Tuesday, July 21, 2009

Bookmarks -- The Devil's Tour

Mary Karr is probably best known for her memoir The Liar’s Club. In the past few years, she has become a bit infamous for her essay, “Against Decoration,” in which she lambasts the kind of poetry that says nothing and hides behind “ornaments,” the kind of verse Donald Hall would later call McPoems. These little verses come out of workshops and graduate programs whose main goal is to pad the vita and land teaching assignments for its participants.
Karr’s poetry comes from life -- joyous, painful, and real -- and if more volumes were like those in The Devil’s Tour, we would have no reason to believe poetry in America was dying.
Her second volume of verse, The Devil’s Tour is much about the hells we make and endure in our own lives. The book opens with the brutally beautiful “Coleman,” about a black friend viciously murdered by boys in town who could cover up their crime by calling it a “hunting accident.” The event of the poem is not just the murder, but also joy of their friendship beforehand and the memory after: “you rode that ghost horse/hard and recklessly against the dark,//but could not break it.” Events like these are addressed in this book are the building blocks of a soul wandering the earth, not mere recollections.

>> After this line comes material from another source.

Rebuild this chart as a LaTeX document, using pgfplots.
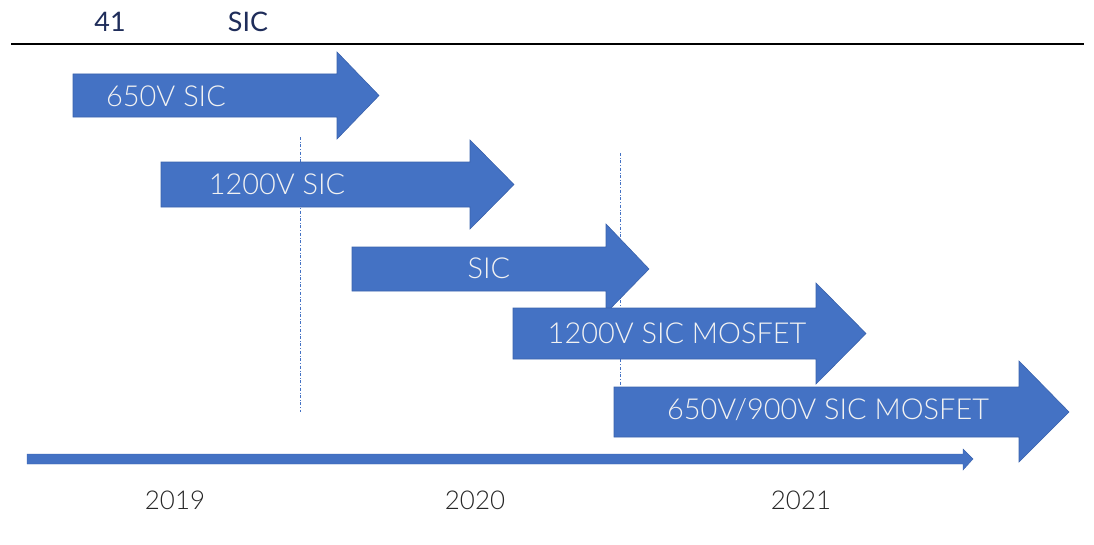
\documentclass[border=0pt]{standalone}
\usepackage{pgfplots}
\pgfplotsset{compat=1.18}
\usepackage{fontspec}
\setmainfont{Lato Light}
\newfontfamily\headfont{Lato}
\definecolor{arrowblue}{HTML}{4472C4}
\definecolor{arrowedge}{HTML}{3A62AC}
\definecolor{navy}{HTML}{1F2D5A}
\definecolor{txt}{HTML}{F2F2F2}

\begin{document}
\begin{tikzpicture}
\begin{axis}[
width=1094bp, height=544bp, scale only axis,
xmin=0, xmax=1094, ymin=0, ymax=544,
y dir=reverse,
axis line style={draw=none},
xtick=\empty, ytick=\empty,
clip=false,
]
% guide lines
\addplot[arrowblue, thin, dash dot] coordinates {(300,137) (300,412)};
\addplot[arrowblue, thin, dash dot] coordinates {(620,153) (620,385)};

% block arrows: body left, body top, head start, head top, tip, head bottom, body bottom
\addplot[fill=arrowblue, draw=arrowedge, line width=0.6bp] coordinates {
(73,74) (337,74) (337,52) (379,95.5) (337,139) (337,117) (73,117)} -- cycle;
\addplot[fill=arrowblue, draw=arrowedge, line width=0.6bp] coordinates {
(161,162) (470,162) (470,140) (514,184.5) (470,229) (470,207) (161,207)} -- cycle;
\addplot[fill=arrowblue, draw=arrowedge, line width=0.6bp] coordinates {
(352,247) (606,247) (606,224) (649,269) (606,313) (606,291) (352,291)} -- cycle;
\addplot[fill=arrowblue, draw=arrowedge, line width=0.6bp] coordinates {
(513,308) (816,308) (816,283) (866,333.5) (816,384) (816,359) (513,359)} -- cycle;
\addplot[fill=arrowblue, draw=arrowedge, line width=0.6bp] coordinates {
(614,387) (1019,387) (1019,361) (1069,412) (1019,462) (1019,437) (614,437)} -- cycle;

% timeline arrow
\addplot[fill=arrowblue, draw=arrowedge, line width=0.4bp] coordinates {
(27,454) (963,454) (963,449) (973,459) (963,470) (963,464) (27,464)} -- cycle;

% header rule
\addplot[black, line width=1.6bp] coordinates {(11,44) (1084,44)};

% texts
\node[text=navy, font=\headfont\fontsize{27}{30}\selectfont] at (axis cs:110,22) {41};
\node[text=navy, font=\headfont\fontsize{27}{30}\selectfont] at (axis cs:248,22) {SIC};

\node[text=txt, font=\fontsize{29}{32}\selectfont] at (axis cs:166,96) {650V SIC};
\node[text=txt, font=\fontsize{29}{32}\selectfont] at (axis cs:277,184) {1200V SIC};
\node[text=txt, font=\fontsize{29}{32}\selectfont] at (axis cs:489,268) {SIC};
\node[text=txt, font=\fontsize{29}{32}\selectfont] at (axis cs:677,333) {1200V SIC MOSFET};
\node[text=txt, font=\fontsize{29}{32}\selectfont] at (axis cs:828,410) {650V/900V SIC MOSFET};

\node[text=black!85, font=\fontsize{26}{30}\selectfont] at (axis cs:175,500) {2019};
\node[text=black!85, font=\fontsize{26}{30}\selectfont] at (axis cs:475,500) {2020};
\node[text=black!85, font=\fontsize{26}{30}\selectfont] at (axis cs:801,500) {2021};
\end{axis}
\end{tikzpicture}
\end{document}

Many of the poems in The Devil’s Tour are centered around the relationships the author has as mother, daughter, friend, and lover. Those that I found most moving and honest were the poems addressed to Karr’s parents. One does not have to have read The Liar’s Club or Cherry to understand the struggle to take from one’s parents only the good and the difficulty of giving back to them as much as our love contains. In “Her One Bad Eye,” Karr writes,
We are dead to each other
that way, though she opened
her body to let me shine
weeping into this world,
and sometimes I feel her
looking through me to
that other world. Blind, this way
we stare at each other like corpses.
Dan Chaisson, staunch defender of the McPoem, ironically criticized Karr for writing poems that seemed to come from the workshop or that were unaware of their audience. But these salvos come from the offices of a magazine that openly criticizes Karr and other Christian poets (like Franz Wright) merely for being Christian. I don’t know if Karr had yet entered the Catholic Church when she published this work in 1993, but one sees in these poems a sacramental vision of the universe, where the things of the earth (including suffering) become the avenues where grace can enter. These are poems from someone who has something to say.